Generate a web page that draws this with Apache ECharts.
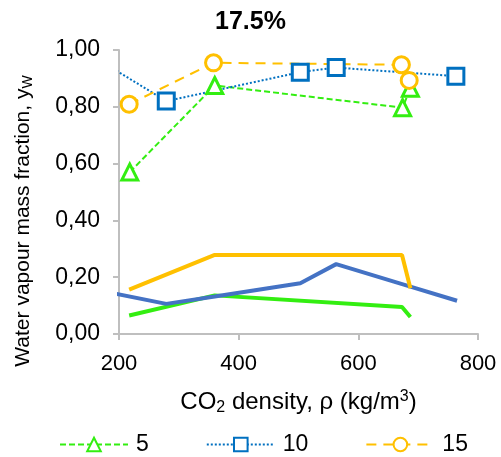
<!DOCTYPE html>
<html>
<head>
<meta charset="utf-8">
<script src="https://cdn.jsdelivr.net/npm/echarts@6/dist/echarts.min.js"></script>
<style>
html,body{margin:0;padding:0;background:#fff;}
#chart{width:501px;height:457px;}
</style>
</head>
<body>
<div id="chart"></div>
<script>
// ---- data ----
const titleText = '17.5%';
const xMin = 200, xMax = 800, xStep = 200;
const yMin = 0, yMax = 1, yStep = 0.2;

// marker series (legend)
const s5x  = [218, 360, 674, 687];
const s5y  = [0.57, 0.875, 0.797, 0.865];
const s10x = [150, 279, 503, 563, 763];
const s10y = [0.986, 0.82, 0.922, 0.938, 0.908];
const s15x = [217, 358, 672, 685];
const s15y = [0.809, 0.955, 0.948, 0.893];

// solid lines (no markers)
const l15x = [217, 359, 673, 687];
const l15y = [0.156, 0.278, 0.278, 0.161];
const l10x = [150, 279, 360, 503, 563, 687, 765];
const l10y = [0.161, 0.106, 0.132, 0.179, 0.246, 0.167, 0.117];
const l5x  = [217, 360, 673, 687];
const l5y  = [0.065, 0.136, 0.095, 0.06];

const legendNames = ['5', '10', '15'];

function pairs(xs, ys) { return xs.map((x, i) => [x, ys[i]]); }

const green = '#33EE11', blueM = '#0070C0', blueL = '#4472C4', orange = '#FFC000';
const FONT = 'Liberation Sans, Arial, sans-serif';

const chart = echarts.init(document.getElementById('chart'), null, {renderer: 'canvas'});

function markerSeries(name, xs, ys, color, symbol, dash) {
  return {
    name: name, type: 'line', data: pairs(xs, ys), clip: true,
    symbol: symbol, symbolSize: 16, showAllSymbol: true,
    color: color,
    lineStyle: {color: color, width: 2, type: dash},
    itemStyle: {color: '#fff', borderColor: color, borderWidth: 3},
    emphasis: {disabled: true}, animation: false, z: 3
  };
}
function solidSeries(xs, ys, color) {
  return {
    type: 'line', data: pairs(xs, ys), clip: true, symbol: 'none',
    lineStyle: {color: color, width: 4}, color: color,
    emphasis: {disabled: true}, animation: false, z: 2
  };
}

function richFor(size) {
  return {
    sub: {fontSize: Math.round(size * 0.68), lineHeight: 17, verticalAlign: 'bottom', fontFamily: FONT, color: '#000'},
    sup: {fontSize: Math.round(size * 0.68), lineHeight: 20, verticalAlign: 'top', fontFamily: FONT, color: '#000'}
  };
}

const option = {
  backgroundColor: '#fff',
  animation: false,
  title: {
    text: titleText, left: 'center', top: 5,
    textStyle: {fontFamily: FONT, fontSize: 25, fontWeight: 'bold', color: '#000'}
  },
  grid: {left: 119, right: 23, top: 50, bottom: 123, containLabel: false},
  xAxis: {
    type: 'value', min: xMin, max: xMax, interval: xStep,
    name: 'CO{sub|2} density, ρ (kg/m{sup|3})',
    nameLocation: 'middle', nameGap: 55,
    nameTextStyle: {fontFamily: FONT, fontSize: 24, color: '#000', lineHeight: 27, rich: richFor(24)},
    axisLine: {show: true, lineStyle: {color: '#BFBFBF', width: 2}},
    axisTick: {show: true, length: 6, lineStyle: {color: '#BFBFBF', width: 2}},
    axisLabel: {fontFamily: FONT, fontSize: 22, color: '#000', margin: 19},
    splitLine: {show: false}
  },
  yAxis: {
    type: 'value', min: yMin, max: yMax, interval: yStep,
    axisLine: {show: true, lineStyle: {color: '#BFBFBF', width: 2}},
    axisTick: {show: true, length: 6, lineStyle: {color: '#BFBFBF', width: 2}},
    axisLabel: {fontFamily: FONT, fontSize: 23, color: '#000', margin: 19,
      formatter: v => v.toFixed(2).replace('.', ',')},
    splitLine: {show: false}
  },
  legend: {
    data: legendNames, left: 54, top: 428, itemWidth: 68, itemHeight: 17, itemGap: 57,
    textStyle: {fontFamily: FONT, fontSize: 23, color: '#000', padding: [0, 0, 0, 3]},
    selectedMode: false
  },
  graphic: [{
    type: 'text', x: 23, y: 221, rotation: Math.PI / 2,
    style: {
      text: 'Water vapour mass fraction, y{sub|W}',
      fontFamily: FONT, fontSize: 21, fill: '#000', lineHeight: 25,
      align: 'center', verticalAlign: 'middle', rich: richFor(21)
    }
  }],
  series: [
    solidSeries(l5x, l5y, green),
    solidSeries(l10x, l10y, blueL),
    solidSeries(l15x, l15y, orange),
    markerSeries(legendNames[0], s5x, s5y, green, 'triangle', [6, 3]),
    markerSeries(legendNames[1], s10x, s10y, blueM, 'rect', [2, 2]),
    markerSeries(legendNames[2], s15x, s15y, orange, 'circle', [10, 7])
  ]
};
chart.setOption(option);
</script>
</body>
</html>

_TASK DETAILS_
Repeat the lines above, starting at the first and stopping after the line that holds "const yMin = 0, yMax = 1, yStep = 0.2;", with the pictures left out.

_TASK RESPONSE_
Generate a web page that draws this with Apache ECharts.
<!DOCTYPE html>
<html>
<head>
<meta charset="utf-8">
<script src="https://cdn.jsdelivr.net/npm/echarts@6/dist/echarts.min.js"></script>
<style>
html,body{margin:0;padding:0;background:#fff;}
#chart{width:501px;height:457px;}
</style>
</head>
<body>
<div id="chart"></div>
<script>
// ---- data ----
const titleText = '17.5%';
const xMin = 200, xMax = 800, xStep = 200;
const yMin = 0, yMax = 1, yStep = 0.2;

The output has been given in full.